Is it the best for the network? Arguably not. But it is possible and there are legitimate reasons for it, so people will do it.


I do think getting headers first is probably a better design in general. For instance, it makes it less likely to get the wrong block at a height.

Can you elaborate why it would be less likely to get the wrong block? The first thing that comes to mind is that recently many testnet clients were stuck on a faulty block 2116137 even though they used the headers first, blocks later sequence. I’m not really seeing what a single header can provide more than a block (which contains all information).

This design makes sense, let me explain.

Suppose there are 4 nodes A, B, C, and D. Node A requests blocks 100~200 from the other 3 nodes. So he will send:

getblocks [100~200]

The problem here is that node A does not know if other nodes have these blocks, so it must send getblocks messages to all connected nodes.

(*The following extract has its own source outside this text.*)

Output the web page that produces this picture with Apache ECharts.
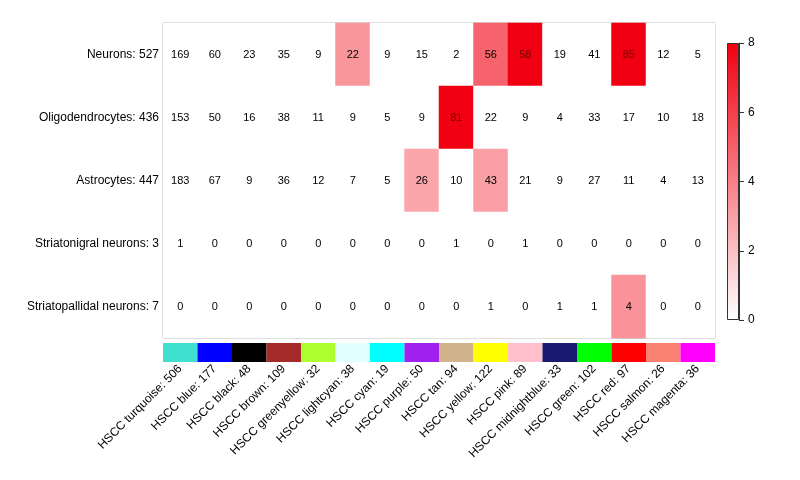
<!DOCTYPE html>
<html>
<head>
<meta charset="utf-8">
<script src="https://cdn.jsdelivr.net/npm/echarts@6/dist/echarts.min.js"></script>
<style>html,body{margin:0;padding:0;background:#fff;}#c{width:800px;height:480px;}</style>
</head>
<body>
<div id="c"></div>
<script>
var cellTypes = ['Neurons: 527', 'Oligodendrocytes: 436', 'Astrocytes: 447', 'Striatonigral neurons: 3', 'Striatopallidal neurons: 7'];
var modules = ['HSCC turquoise: 506', 'HSCC blue: 177', 'HSCC black: 48', 'HSCC brown: 109', 'HSCC greenyellow: 32', 'HSCC lightcyan: 38', 'HSCC cyan: 19', 'HSCC purple: 50', 'HSCC tan: 94', 'HSCC yellow: 122', 'HSCC pink: 89', 'HSCC midnightblue: 33', 'HSCC green: 102', 'HSCC red: 97', 'HSCC salmon: 26', 'HSCC magenta: 36'];
var moduleColors = ['#40E0D0', '#0000FF', '#000000', '#A52A2A', '#ADFF2F', '#E0FFFF', '#00FFFF', '#A020F0', '#D2B48C', '#FFFF00', '#FFC0CB', '#191970', '#00FF00', '#FF0000', '#FA8072', '#FF00FF'];
var countsNeurons = [169, 60, 23, 35, 9, 22, 9, 15, 2, 56, 58, 19, 41, 85, 12, 5];
var countsOligo = [153, 50, 16, 38, 11, 9, 5, 9, 81, 22, 9, 4, 33, 17, 10, 18];
var countsAstro = [183, 67, 9, 36, 12, 7, 5, 26, 10, 43, 21, 9, 27, 11, 4, 13];
var countsNigral = [1, 0, 0, 0, 0, 0, 0, 0, 1, 0, 1, 0, 0, 0, 0, 0];
var countsPallidal = [0, 0, 0, 0, 0, 0, 0, 0, 0, 1, 0, 1, 1, 4, 0, 0];
var logpNeurons = [0, 0, 0, 0, 0, 3.3, 0, 0, 0, 4.9, 8, 0, 0, 8, 0, 0];
var logpOligo = [0, 0, 0, 0, 0, 0, 0, 0, 8, 0, 0, 0, 0, 0, 0, 0];
var logpAstro = [0, 0, 0, 0, 0, 0, 0, 2.8, 0, 3.0, 0, 0, 0, 0, 0, 0];
var logpNigral = [0, 0, 0, 0, 0, 0, 0, 0, 0, 0, 0, 0, 0, 0, 0, 0];
var logpPallidal = [0, 0, 0, 0, 0, 0, 0, 0, 0, 0, 0, 0, 0, 3.4, 0, 0];
var colorTicks = [0, 8, 2];

var countRows = [countsNeurons, countsOligo, countsAstro, countsNigral, countsPallidal];
var logpRows = [logpNeurons, logpOligo, logpAstro, logpNigral, logpPallidal];
var heat = [];
for (var r = 0; r < cellTypes.length; r++) {
  for (var c = 0; c < modules.length; c++) {
    var v = logpRows[r][c];
    heat.push({
      value: [c, r, v, countRows[r][c]],
      label: { color: v >= 7 ? '#7a0000' : '#000' }
    });
  }
}
var font = 'Liberation Sans, Arial, sans-serif';
var chart = echarts.init(document.getElementById('c'), null, { renderer: 'canvas' });
chart.setOption({
  animation: false,
  backgroundColor: '#fff',
  grid: [
    { left: 163, right: 85, top: 23, bottom: 142, show: true, borderColor: '#a8a8a8', borderWidth: 1, backgroundColor: 'transparent' },
    { left: 163, right: 85, top: 343, height: 19 },
    { left: 727, width: 12, top: 43, height: 277 }
  ],
  xAxis: [
    { gridIndex: 0, type: 'category', data: modules, axisLine: { show: false }, axisTick: { show: false }, axisLabel: { show: false }, splitLine: { show: false } },
    { gridIndex: 1, type: 'category', data: modules, axisLine: { show: false }, axisTick: { show: false },
      axisLabel: { interval: 0, rotate: 45, margin: 5, fontSize: 12, color: '#000', fontFamily: font } },
    { gridIndex: 2, type: 'category', data: ['scale'], show: false }
  ],
  yAxis: [
    { gridIndex: 0, type: 'category', data: cellTypes, inverse: true, axisLine: { show: false }, axisTick: { show: false },
      axisLabel: { margin: 4, fontSize: 12, color: '#000', fontFamily: font }, splitLine: { show: false } },
    { gridIndex: 1, type: 'value', min: 0, max: 1, show: false },
    { gridIndex: 2, type: 'value', min: colorTicks[0], max: colorTicks[1], interval: colorTicks[2], position: 'right',
      axisLine: { show: true, lineStyle: { color: '#333' } }, axisTick: { show: true, length: 5, lineStyle: { color: '#333' } },
      axisLabel: { margin: 9, fontSize: 12, color: '#000', fontFamily: font }, splitLine: { show: false } }
  ],
  visualMap: {
    show: false, seriesIndex: 0, dimension: 2, min: 0, max: 8,
    inRange: { color: ['#ffffff', '#f00010'] }
  },
  series: [
    { type: 'heatmap', xAxisIndex: 0, yAxisIndex: 0, data: heat,
      label: { show: true, fontSize: 11, fontFamily: font, formatter: function (p) { return p.value[3]; } },
      itemStyle: { borderWidth: 0 } },
    { type: 'bar', xAxisIndex: 1, yAxisIndex: 1, barWidth: '100%', silent: true,
      data: moduleColors.map(function (col) { return { value: 1, itemStyle: { color: col } }; }) },
    { type: 'bar', xAxisIndex: 2, yAxisIndex: 2, barWidth: '100%', silent: true,
      data: [colorTicks[1]],
      itemStyle: { borderColor: '#333', borderWidth: 1,
        color: new echarts.graphic.LinearGradient(0, 0, 0, 1, [{ offset: 0, color: '#f00010' }, { offset: 1, color: '#ffffff' }]) } }
  ]
});
</script>
</body>
</html>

Then Node B reply the message:

inv [100~150]

Node B has only blocks of 100 to 150 height.

Node C reply the message:

inv [100~200]

Node C has all the blocks.

Node D says nothing because he is the new one here too.

Then Node A send messages to B and C:

getdata [100~150] // to C
getdata [150~200] // to D

This way it can download blocks from multiple nodes at the same time.

If there are no inv and getdata messages, then all nodes may send blocks to node A at the same time, increasing the load on the network.